- _Instructions to follow_: Please retype the data in full and exactly; the pictures are not part of the copy.

- _Data provided_:
----

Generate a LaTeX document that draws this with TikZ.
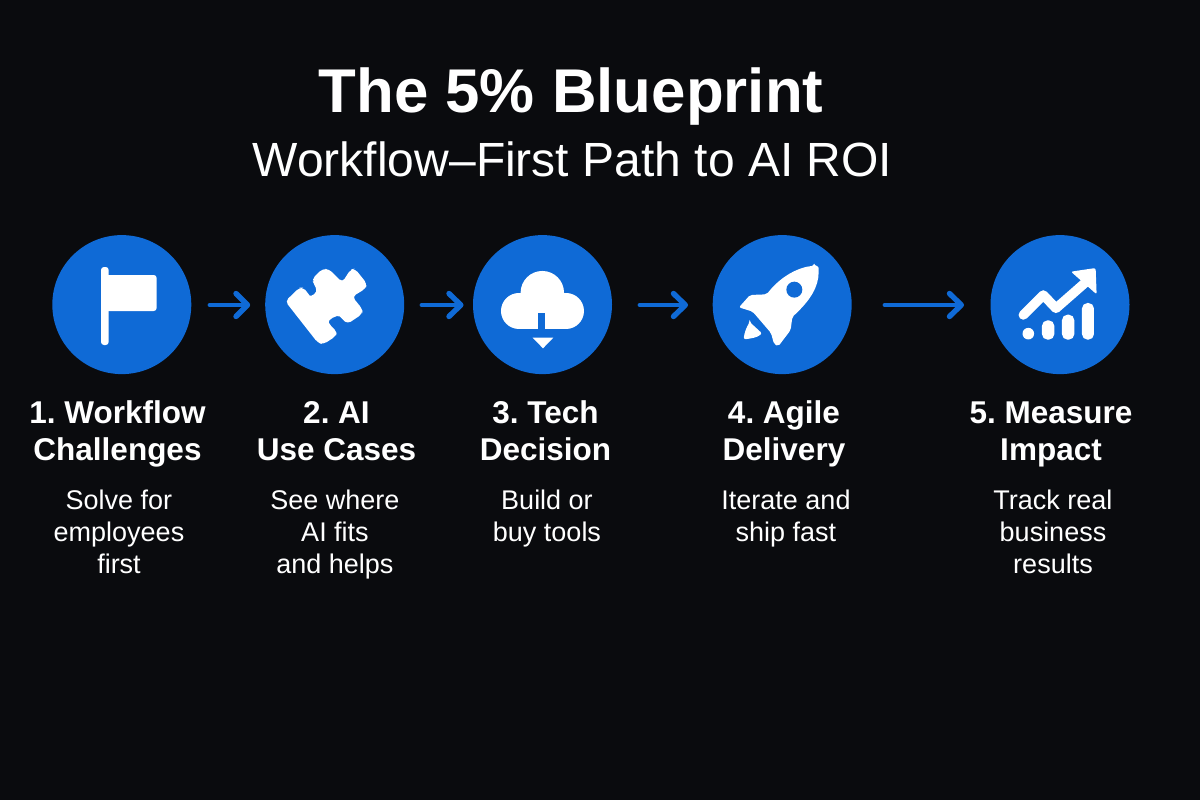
\documentclass[tikz,border=0pt]{standalone}
\usepackage{fontspec}
\setmainfont{Liberation Sans}
\definecolor{bgc}{HTML}{0A0B0E}
\definecolor{bluec}{HTML}{0F6AD6}
\newcommand{\firstline}{\rule{0pt}{1em}}
\tikzset{
  x=1pt,y=-1pt,
  disc/.style={circle,fill=bluec,draw=none,minimum size=139pt,inner sep=0pt},
  flow/.style={draw=bluec,line width=4.8pt,line cap=round,line join=round},
  flowhead/.style={draw=bluec,line width=5.4pt,line cap=round,line join=round},
  head/.style={text=white,align=center,anchor=north,font=\fontsize{31.5}{37.5}\selectfont\bfseries\frenchspacing,inner sep=0pt},
  sub/.style={text=white,align=center,anchor=north,font=\fontsize{27}{32}\selectfont,inner sep=0pt},
  ic/.style={fill=white,draw=none},
  icl/.style={draw=white,line cap=round,line join=round},
  zoomA/.style={shift={(40,225)},x=0.3333pt,y=-0.3333pt},
  zoomB/.style={shift={(410,225)},x=0.3333pt,y=-0.3333pt},
  zoomC/.style={shift={(780,225)},x=0.3333pt,y=-0.3333pt},
  zoomD/.style={shift={(700,230)},x=0.3333pt,y=-0.3333pt}
}
\begin{document}
\begin{tikzpicture}
\useasboundingbox (0,0) rectangle (1200,800);
\fill[bgc] (0,0) rectangle (1200,800);
\node[text=white,inner sep=0pt,anchor=base,font=\fontsize{61.8}{62}\selectfont\bfseries] (title) at (571,113) {The 5\% Blueprint};
\node[text=white,inner sep=0pt,anchor=base,font=\fontsize{48}{48}\selectfont] (subtitle) at (572.5,176) {Workflow–First Path to AI ROI};
\node[disc] (c1) at (121.8,304.6) {};
\node[disc] (c2) at (334.7,304.6) {};
\node[disc] (c3) at (542.5,304.6) {};
\node[disc] (c4) at (782.2,304.6) {};
\node[disc] (c5) at (1060,304.6) {};
% arrows
\coordinate (a1s) at (210,305); \coordinate (a1e) at (247.5,305);
\coordinate (a2s) at (422,305); \coordinate (a2e) at (460.8,305);
\coordinate (a3s) at (640,305); \coordinate (a3e) at (685.3,305);
\coordinate (a4s) at (885,305); \coordinate (a4e) at (961.3,305);
\draw[flow] (a1s) -- (a1e);
\draw[flowhead] (236,293.5) -- (a1e) -- (236,316.5);
\draw[flow] (a2s) -- (a2e);
\draw[flowhead] (449,293.5) -- (a2e) -- (449,316.5);
\draw[flow] (a3s) -- (a3e);
\draw[flowhead] (673.5,293.5) -- (a3e) -- (673.5,316.5);
\draw[flow] (a4s) -- (a4e);
\draw[flowhead] (949.5,293.5) -- (a4e) -- (949.5,316.5);
% flag
\fill[ic,rounded corners=3pt] (101,267) rectangle (108.7,345);
\fill[ic,rounded corners=3pt] (104,275) rectangle (156.7,311);
% puzzle
\begin{scope}[zoomA]
\fill[ic,rounded corners=4pt] (736,229) -- (778,188) -- (790,188) -- (802,202)
  .. controls (812,216) and (836,204) .. (822,178) -- (816,162) -- (848,131) -- (868,133) -- (907,172) -- (932,133) -- (945,131) -- (981,176) -- (977,191) -- (937,215) -- (968,253) -- (967,267) -- (922,297) -- (908,282)
  .. controls (892,268) and (862,285) .. (872,303) -- (892,320) -- (887,334) -- (850,358) -- (834,354) -- cycle;
\end{scope}
% cloud
\begin{scope}[zoomB]
\fill[ic] (397,203) circle (21.7pt);
\fill[ic] (327,258) circle (18pt);
\fill[ic] (468,258) circle (18pt);
\fill[ic] (327,204) rectangle (468,312);
\fill[bluec] (383,263) rectangle (405,313);
\fill[ic] (368,338) -- (430,338) -- (399,370) -- cycle;
\end{scope}
% rocket
\begin{scope}[zoomD]
\fill[ic,rounded corners=2pt] (343,107) .. controls (295,112) and (243,138) .. (200,193) -- (150,195) -- (117,232) -- (158,245) -- (213,309) -- (222,342) -- (235,349) -- (272,300) -- (277,261) .. controls (332,210) and (356,170) .. (356,120) .. controls (356,112) and (351,107) .. (343,107) -- cycle;
\fill[ic,rounded corners=2pt] (149,276) -- (186,310) .. controls (172,323) and (150,326) .. (131,328) .. controls (133,310) and (138,295) .. (149,276) -- cycle;
\fill[bluec] (283,179) circle (8pt);
\end{scope}
% chart
\begin{scope}[zoomC]
\draw[icl,line width=9.5pt] (730,270) -- (790,210) -- (828,250) -- (925,165);
\fill[ic,rounded corners=2pt] (873,140) -- (947,129) -- (950,208) -- cycle;
\fill[ic] (745,326) circle (5.8pt);
\fill[ic,rounded corners=5.5pt] (786,286) rectangle (823,344);
\fill[ic,rounded corners=5.5pt] (846,269) rectangle (883,344);
\fill[ic,rounded corners=5.5pt] (906,234) rectangle (942,344);
\end{scope}
% labels
\node[head] (h1) at (117.5,391.5) {\firstline 1. Workflow\\Challenges};
\node[head] (h2) at (336.5,391.5) {\firstline 2. AI\\Use Cases};
\node[head] (h3) at (545.5,391.5) {\firstline 3. Tech\\Decision};
\node[head] (h4) at (784,391.5) {\firstline 4. Agile\\Delivery};
\node[head] (h5) at (1051,391.5) {\firstline 5. Measure\\Impact};
\node[sub] (s1) at (119,482) {\firstline Solve for\\employees\\first};
\node[sub] (s2) at (335,482) {\firstline See where\\AI fits\\and helps};
\node[sub] (s3) at (547,482) {\firstline Build or\\buy tools};
\node[sub] (s4) at (786,482) {\firstline Iterate and\\ship fast};
\node[sub] (s5) at (1053,482) {\firstline Track real\\business\\results};
\end{tikzpicture}
\end{document}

----

- _Output_:
Generate a LaTeX document that draws this with TikZ.
\documentclass[tikz,border=0pt]{standalone}
\usepackage{fontspec}
\setmainfont{Liberation Sans}
\definecolor{bgc}{HTML}{0A0B0E}
\definecolor{bluec}{HTML}{0F6AD6}
\newcommand{\firstline}{\rule{0pt}{1em}}
\tikzset{
  x=1pt,y=-1pt,
  disc/.style={circle,fill=bluec,draw=none,minimum size=139pt,inner sep=0pt},
  flow/.style={draw=bluec,line width=4.8pt,line cap=round,line join=round},
  flowhead/.style={draw=bluec,line width=5.4pt,line cap=round,line join=round},
  head/.style={text=white,align=center,anchor=north,font=\fontsize{31.5}{37.5}\selectfont\bfseries\frenchspacing,inner sep=0pt},
  sub/.style={text=white,align=center,anchor=north,font=\fontsize{27}{32}\selectfont,inner sep=0pt},
  ic/.style={fill=white,draw=none},
  icl/.style={draw=white,line cap=round,line join=round},
  zoomA/.style={shift={(40,225)},x=0.3333pt,y=-0.3333pt},
  zoomB/.style={shift={(410,225)},x=0.3333pt,y=-0.3333pt},
  zoomC/.style={shift={(780,225)},x=0.3333pt,y=-0.3333pt},
  zoomD/.style={shift={(700,230)},x=0.3333pt,y=-0.3333pt}
}
\begin{document}
\begin{tikzpicture}
\useasboundingbox (0,0) rectangle (1200,800);
\fill[bgc] (0,0) rectangle (1200,800);
\node[text=white,inner sep=0pt,anchor=base,font=\fontsize{61.8}{62}\selectfont\bfseries] (title) at (571,113) {The 5\% Blueprint};
\node[text=white,inner sep=0pt,anchor=base,font=\fontsize{48}{48}\selectfont] (subtitle) at (572.5,176) {Workflow–First Path to AI ROI};
\node[disc] (c1) at (121.8,304.6) {};
\node[disc] (c2) at (334.7,304.6) {};
\node[disc] (c3) at (542.5,304.6) {};
\node[disc] (c4) at (782.2,304.6) {};
\node[disc] (c5) at (1060,304.6) {};
% arrows
\coordinate (a1s) at (210,305); \coordinate (a1e) at (247.5,305);
\coordinate (a2s) at (422,305); \coordinate (a2e) at (460.8,305);
\coordinate (a3s) at (640,305); \coordinate (a3e) at (685.3,305);
\coordinate (a4s) at (885,305); \coordinate (a4e) at (961.3,305);
\draw[flow] (a1s) -- (a1e);
\draw[flowhead] (236,293.5) -- (a1e) -- (236,316.5);
\draw[flow] (a2s) -- (a2e);
\draw[flowhead] (449,293.5) -- (a2e) -- (449,316.5);
\draw[flow] (a3s) -- (a3e);
\draw[flowhead] (673.5,293.5) -- (a3e) -- (673.5,316.5);
\draw[flow] (a4s) -- (a4e);
\draw[flowhead] (949.5,293.5) -- (a4e) -- (949.5,316.5);
% flag
\fill[ic,rounded corners=3pt] (101,267) rectangle (108.7,345);
\fill[ic,rounded corners=3pt] (104,275) rectangle (156.7,311);
% puzzle
\begin{scope}[zoomA]
\fill[ic,rounded corners=4pt] (736,229) -- (778,188) -- (790,188) -- (802,202)
  .. controls (812,216) and (836,204) .. (822,178) -- (816,162) -- (848,131) -- (868,133) -- (907,172) -- (932,133) -- (945,131) -- (981,176) -- (977,191) -- (937,215) -- (968,253) -- (967,267) -- (922,297) -- (908,282)
  .. controls (892,268) and (862,285) .. (872,303) -- (892,320) -- (887,334) -- (850,358) -- (834,354) -- cycle;
\end{scope}
% cloud
\begin{scope}[zoomB]
\fill[ic] (397,203) circle (21.7pt);
\fill[ic] (327,258) circle (18pt);
\fill[ic] (468,258) circle (18pt);
\fill[ic] (327,204) rectangle (468,312);
\fill[bluec] (383,263) rectangle (405,313);
\fill[ic] (368,338) -- (430,338) -- (399,370) -- cycle;
\end{scope}
% rocket
\begin{scope}[zoomD]
\fill[ic,rounded corners=2pt] (343,107) .. controls (295,112) and (243,138) .. (200,193) -- (150,195) -- (117,232) -- (158,245) -- (213,309) -- (222,342) -- (235,349) -- (272,300) -- (277,261) .. controls (332,210) and (356,170) .. (356,120) .. controls (356,112) and (351,107) .. (343,107) -- cycle;
\fill[ic,rounded corners=2pt] (149,276) -- (186,310) .. controls (172,323) and (150,326) .. (131,328) .. controls (133,310) and (138,295) .. (149,276) -- cycle;
\fill[bluec] (283,179) circle (8pt);
\end{scope}
% chart
\begin{scope}[zoomC]
\draw[icl,line width=9.5pt] (730,270) -- (790,210) -- (828,250) -- (925,165);
\fill[ic,rounded corners=2pt] (873,140) -- (947,129) -- (950,208) -- cycle;
\fill[ic] (745,326) circle (5.8pt);
\fill[ic,rounded corners=5.5pt] (786,286) rectangle (823,344);
\fill[ic,rounded corners=5.5pt] (846,269) rectangle (883,344);
\fill[ic,rounded corners=5.5pt] (906,234) rectangle (942,344);
\end{scope}
% labels
\node[head] (h1) at (117.5,391.5) {\firstline 1. Workflow\\Challenges};
\node[head] (h2) at (336.5,391.5) {\firstline 2. AI\\Use Cases};
\node[head] (h3) at (545.5,391.5) {\firstline 3. Tech\\Decision};
\node[head] (h4) at (784,391.5) {\firstline 4. Agile\\Delivery};
\node[head] (h5) at (1051,391.5) {\firstline 5. Measure\\Impact};
\node[sub] (s1) at (119,482) {\firstline Solve for\\employees\\first};
\node[sub] (s2) at (335,482) {\firstline See where\\AI fits\\and helps};
\node[sub] (s3) at (547,482) {\firstline Build or\\buy tools};
\node[sub] (s4) at (786,482) {\firstline Iterate and\\ship fast};
\node[sub] (s5) at (1053,482) {\firstline Track real\\business\\results};
\end{tikzpicture}
\end{document}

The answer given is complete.